The reverse does not, however, work. If the original namespace is MS_PRIVATE, then doing a mount MS_SHARED after unshare, will *not* enable mounts from the parent to propagate to the child. It will only apply to further nested child namespaces.
So unfortunately I think Dan Walsh is correct. If we need mounts from the primary namespace to propagate into child namespaces then we need to have / shared from the start. Any apps not wanting this must explicit mount with MS_PRIVATE after unsharing the mount namespace.
That's unfortunate as doing it the other way around would be much more elegant.
This package has changed ownership in the Fedora Package Database. Reassigning to the new owner of this component.
I think the current thinking on this is that this should be a mount option, that could be specified in the /etc/fstab and then we could eliminate race conditions.
Lennart states that after discussing this issue:
"We would like to see this implemented in the kernel itself as a mount option like any other, that is applied to a mount point. We want this to guarantee that the propagation mode is applied atomically to the mounts at the time of mounting, and not done in a second step, to avoid any races. Also, with that in place we'd have a nice way to define the default, via a mount option for / in /etc/fstab. We wouldn't have to change anything in systemd then, but most likely /bin/mount would need a few minor updates.
All other options sound much worse since you either make since racy or things might end up being implemented in a layer were they better shoudn't be implemented. "
Al, Karel says that currently you can not execute multiple options with a MS_PROPOGATE in the same syscall.

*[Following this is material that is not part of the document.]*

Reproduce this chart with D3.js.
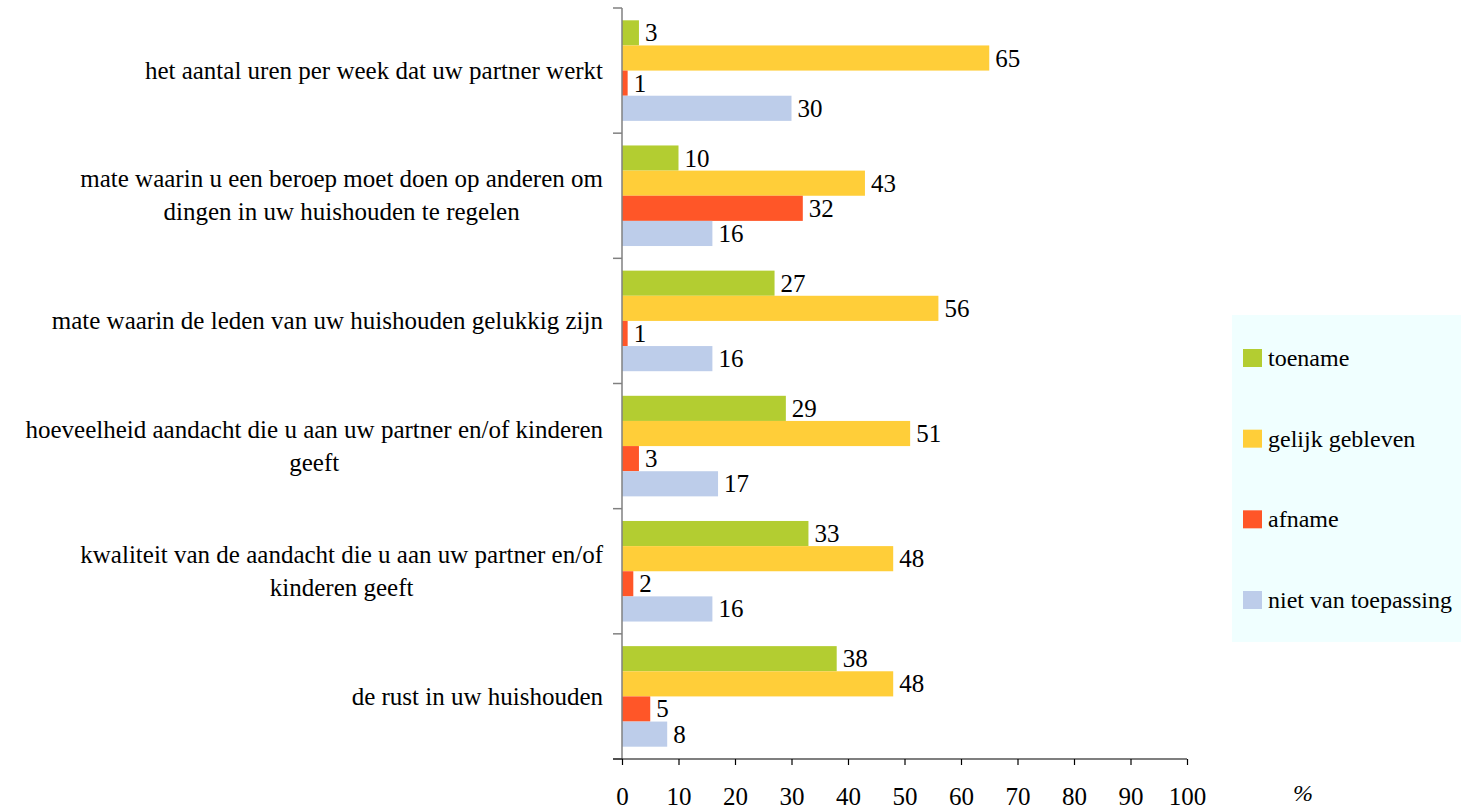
<!DOCTYPE html>
<html>
<head>
<meta charset="utf-8">
<script src="https://cdn.jsdelivr.net/npm/d3@7"></script>
</head>
<body style="margin:0">
<svg id="chart" width="1461" height="810"></svg>
<script>
const categories = [
  ["het aantal uren per week dat uw partner werkt"],
  ["mate waarin u een beroep moet doen op anderen om", "dingen in uw huishouden te regelen"],
  ["mate waarin de leden van uw huishouden gelukkig zijn"],
  ["hoeveelheid aandacht die u aan uw partner en/of kinderen", "geeft"],
  ["kwaliteit van de aandacht die u aan uw partner en/of", "kinderen geeft"],
  ["de rust in uw huishouden"]
];
const seriesNames = ["toename", "gelijk gebleven", "afname", "niet van toepassing"];
const toename = [3, 10, 27, 29, 33, 38];
const gelijk = [65, 43, 56, 51, 48, 48];
const afname = [1, 32, 1, 3, 2, 5];
const nvt = [30, 16, 16, 17, 16, 8];
const xTicks = [0, 10, 20, 30, 40, 50, 60, 70, 80, 90, 100];
const colors = ["#b3cd31", "#ffce39", "#ff5628", "#bdcdea"];

const seriesValues = [toename, gelijk, afname, nvt];
const FONT = "Liberation Serif";
const FS = 25;

const svg = d3.select("#chart");
const pLeft = 622, pRight = 1187, pTop = 8, pBottom = 759;

const x = d3.scaleLinear().domain([0, 100]).range([pLeft, pRight]);
const y = d3.scaleBand().domain(d3.range(categories.length)).range([pTop, pBottom]).padding(0);
const bw = y.bandwidth();
const inner = d3.scaleBand().domain(d3.range(seriesNames.length)).range([12.3, bw - 12.3]).padding(0);

function txt(sel) {
  return sel.style("font-family", FONT).attr("font-size", FS).attr("fill", "#000");
}

// bars
const groups = svg.append("g").selectAll("g")
  .data(d3.range(categories.length))
  .join("g")
  .attr("transform", i => `translate(0,${y(i)})`);

groups.selectAll("rect")
  .data(i => seriesValues.map((s, k) => ({ k, v: s[i] })))
  .join("rect")
  .attr("x", x(0))
  .attr("y", d => inner(d.k))
  .attr("width", d => x(d.v) - x(0))
  .attr("height", inner.bandwidth())
  .attr("fill", d => colors[d.k]);

groups.selectAll("text.val")
  .data(i => seriesValues.map((s, k) => ({ k, v: s[i] })))
  .join("text")
  .attr("class", "val")
  .attr("x", d => x(d.v) + 6)
  .attr("y", d => inner(d.k) + inner.bandwidth() / 2)
  .attr("dy", "0.34em")
  .call(txt)
  .text(d => d.v);

// y axis
const ya = svg.append("g").attr("transform", `translate(${pLeft},0)`);
ya.append("line").attr("x1", 0).attr("x2", 0).attr("y1", pTop).attr("y2", pBottom).attr("stroke", "#808080").attr("stroke-width", 1.5);
ya.selectAll("line.t")
  .data(d3.range(categories.length + 1))
  .join("line")
  .attr("class", "t")
  .attr("x1", -9).attr("x2", 0)
  .attr("y1", i => pTop + i * bw).attr("y2", i => pTop + i * bw)
  .attr("stroke", "#808080").attr("stroke-width", 1.5);

// category labels
const labG = svg.append("g");
const labelRight = 603;
categories.forEach((lines, i) => {
  const cy = y(i) + bw / 2;
  if (lines.length === 1) {
    labG.append("text").attr("x", labelRight).attr("y", cy).attr("dy", "0.34em")
      .attr("text-anchor", "end").call(txt).text(lines[0]);
  } else {
    const t1 = labG.append("text").attr("x", labelRight).attr("y", cy - 17).attr("dy", "0.34em")
      .attr("text-anchor", "end").call(txt).text(lines[0]);
    const w1 = t1.node().getComputedTextLength();
    labG.append("text").attr("x", labelRight - w1 / 2).attr("y", cy + 16).attr("dy", "0.34em")
      .attr("text-anchor", "middle").call(txt).text(lines[1]);
  }
});

// x axis
const xAxis = d3.axisBottom(x).tickValues(xTicks).tickSize(6).tickSizeOuter(0).tickPadding(22);
const xa = svg.append("g").attr("transform", `translate(0,${pBottom})`).call(xAxis);
xa.attr("font-family", null).attr("font-size", null);
xa.select(".domain").remove();
xa.append("line").attr("x1", pLeft - 9).attr("x2", pRight).attr("y1", 0).attr("y2", 0)
  .attr("stroke", "#000").attr("stroke-width", 1.2);
xa.selectAll(".tick line").attr("stroke", "#000").attr("stroke-width", 1.2);
xa.selectAll(".tick text").call(txt);

svg.append("text").attr("x", 1303).attr("y", 793).attr("dy", "0.34em")
  .attr("text-anchor", "middle").call(txt).attr("font-size", 24)
  .attr("font-style", "italic").text("%");

// legend
const lg = svg.append("g");
lg.append("rect").attr("x", 1232).attr("y", 315).attr("width", 240).attr("height", 327).attr("fill", "#f0ffff");
const ly = d3.scalePoint().domain(seriesNames).range([358, 600]);
seriesNames.forEach((n, k) => {
  lg.append("rect").attr("x", 1243).attr("y", ly(n) - 9).attr("width", 19).attr("height", 18).attr("fill", colors[k]);
  lg.append("text").attr("x", 1268).attr("y", ly(n)).attr("dy", "0.34em").call(txt).attr("font-size", 24).text(n);
});
</script>
</body>
</html>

mount /dev/sda1 /mnt -o foo,bar,shared
So mount would have to call two different Syscalls one to set foo,bar and one to set shared, which is a potential race condition. Can the kernel be fixed to allow them all at the same time?

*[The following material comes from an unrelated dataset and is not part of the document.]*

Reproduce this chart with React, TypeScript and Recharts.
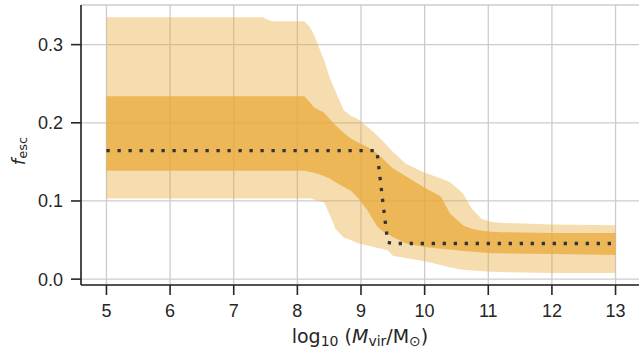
import { ComposedChart, Area, Line, XAxis, YAxis, CartesianGrid, Label } from 'recharts';

// log10 halo mass grid
const logMass = [
  5, 7.45, 7.6, 8.0, 8.11, 8.2, 8.26, 8.42, 8.52, 8.6, 8.73, 8.84, 8.95, 9.1, 9.25, 9.33, 9.42, 9.5, 9.7,
  10.0, 10.25, 10.4, 10.6, 10.75, 10.9, 11.05, 11.2, 12.0, 13.0,
];
const outerHigh = [
  0.335, 0.335, 0.33, 0.33, 0.33, 0.322, 0.313, 0.28, 0.255, 0.24, 0.216, 0.209, 0.205, 0.195, 0.184, 0.178,
  0.17, 0.163, 0.148, 0.136, 0.129, 0.124, 0.11, 0.089, 0.077, 0.073, 0.072, 0.07, 0.069,
];
const outerLow = [
  0.103, 0.103, 0.103, 0.103, 0.103, 0.103, 0.102, 0.098, 0.08, 0.064, 0.053, 0.05, 0.046, 0.043, 0.04, 0.039,
  0.037, 0.03, 0.027, 0.023, 0.018, 0.015, 0.012, 0.011, 0.01, 0.0095, 0.009, 0.008, 0.008,
];
const innerHigh = [
  0.234, 0.234, 0.234, 0.234, 0.234, 0.226, 0.22, 0.213, 0.204, 0.197, 0.187, 0.18, 0.175, 0.169, 0.161, 0.155,
  0.148, 0.142, 0.132, 0.117, 0.106, 0.084, 0.069, 0.064, 0.062, 0.0605, 0.06, 0.059, 0.059,
];
const innerLow = [
  0.1385, 0.1385, 0.1385, 0.1385, 0.1385, 0.137, 0.136, 0.132, 0.128, 0.124, 0.118, 0.113, 0.104, 0.088, 0.068,
  0.062, 0.058, 0.054, 0.046, 0.041, 0.039, 0.038, 0.036, 0.035, 0.034, 0.033, 0.033, 0.032, 0.031,
];
const median = [
  0.1645, 0.1645, 0.1645, 0.1645, 0.1645, 0.1645, 0.1645, 0.1645, 0.1645, 0.1645, 0.1645, 0.1645, 0.1645, 0.1645,
  0.1645, 0.108, 0.047, 0.0456, 0.0456, 0.0456, 0.0456, 0.0456, 0.0456, 0.0456, 0.0456, 0.0456, 0.0456, 0.0456,
  0.0456,
];

const xTicks = [5, 6, 7, 8, 9, 10, 11, 12, 13];
const yTicks = [0, 0.1, 0.2, 0.3];

const data = logMass.map((x, i) => ({
  x,
  outer: [outerLow[i], outerHigh[i]],
  inner: [innerLow[i], innerHigh[i]],
  median: median[i],
}));

const font = '"Liberation Sans", Arial, sans-serif';
const mathFont = '"DejaVu Sans", sans-serif';
const ink = '#262626';
const bandColor = '#e9a93a';

const XTitle = () => (
  <text x={360} y={343} textAnchor="middle" fontSize={19} fill={ink} fontFamily={mathFont}>
    log
    <tspan fontSize={14} dy={3}>10</tspan>
    <tspan dy={-3}> (</tspan>
    <tspan fontStyle="italic">M</tspan>
    <tspan fontSize={14} dy={3}>vir</tspan>
    <tspan dy={-3}>/M</tspan>
    <tspan fontSize={14} dy={3}>⊙</tspan>
    <tspan dy={-3}>)</tspan>
  </text>
);

const YTitle = () => (
  <text
    x={0}
    y={0}
    transform="translate(25, 151) rotate(-90)"
    textAnchor="middle"
    fontSize={18}
    fill={ink}
    fontFamily={mathFont}
  >
    <tspan fontStyle="italic">f</tspan>
    <tspan fontSize={13} dy={2}>esc</tspan>
  </text>
);

export default function App() {
  return (
    <div style={{ position: 'absolute', left: 0, top: 0, width: 639, height: 351, overflow: 'hidden', background: '#fff' }}>
      <ComposedChart width={641} height={351} data={data} margin={{ top: 5, right: 0, bottom: 0, left: 0 }}>
        <CartesianGrid stroke="#cccccc" strokeWidth={1.3} />
        <XAxis
          type="number"
          dataKey="x"
          domain={[4.6, 13.4]}
          ticks={xTicks}
          interval={0}
          allowDataOverflow
          height={66}
          tickSize={10}
          tickMargin={9}
          axisLine={{ stroke: ink, strokeWidth: 1.6 }}
          tickLine={{ stroke: ink, strokeWidth: 1.6 }}
          tick={{ fontSize: 18, fill: ink, fontFamily: font }}
        >
          <Label content={<XTitle />} />
        </XAxis>
        <YAxis
          type="number"
          domain={[-0.0075, 0.3507]}
          ticks={yTicks}
          interval={0}
          allowDataOverflow
          width={81}
          tickSize={10}
          tickMargin={8}
          tickFormatter={(v: number) => v.toFixed(1)}
          axisLine={{ stroke: ink, strokeWidth: 1.6 }}
          tickLine={{ stroke: ink, strokeWidth: 1.6 }}
          tick={{ fontSize: 18, fill: ink, fontFamily: font }}
        >
          <Label content={<YTitle />} />
        </YAxis>
        <Area
          type="linear"
          dataKey="outer"
          stroke="none"
          fill={bandColor}
          fillOpacity={0.4}
          isAnimationActive={false}
        />
        <Area
          type="linear"
          dataKey="inner"
          stroke="none"
          fill={bandColor}
          fillOpacity={0.75}
          isAnimationActive={false}
        />
        <Line
          type="linear"
          dataKey="median"
          stroke="#333333"
          strokeWidth={3.3}
          strokeDasharray="3.3 7.7"
          dot={false}
          activeDot={false}
          isAnimationActive={false}
        />
      </ComposedChart>
    </div>
  );
}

We really need to fix the mount() syscall in kernel to allow multiple flags. The bug 755216 is another reason why.
This obviously needs to happen upstream. Is someone actively working on a patch to do this?
(Marking as FutureFeature so it doesn't get auto-closed)
In presence of this bug I'm inclined to say that having PrivateTmp=true by default is an inappropriate default for many services. It is very surprising behaviour that "mount /foo" does not show up in my running httpd daemon.
I take it this isn't getting fixed any time soon?
I thought that systemd was going to take care of this, IE
mount --make-rshared /
At boot time?
systemd calls this in early boot:
mount(NULL, "/", NULL, MS_REC|MS_SHARED, NULL);
It does it since version 190. It's also been backported to F17 in systemd-44-23.fc17.
Strange I am seeing similar problems with xguest not seeing usb sticks being inserted. Then if I login as root and execute
mount --make-rshared /
And login as xguest again, the disk starts show up.
Looking at mountinfo shows everything shared.
Joe, if you stop the apache server and run
systemctl httpd.service stop
mount --make-rshared /
systemctl httpd.service start
Does httpd see the new mount points?
Closing this. There's been no new comment in over 2 years. Please open a new bug if there's something actionable on this still.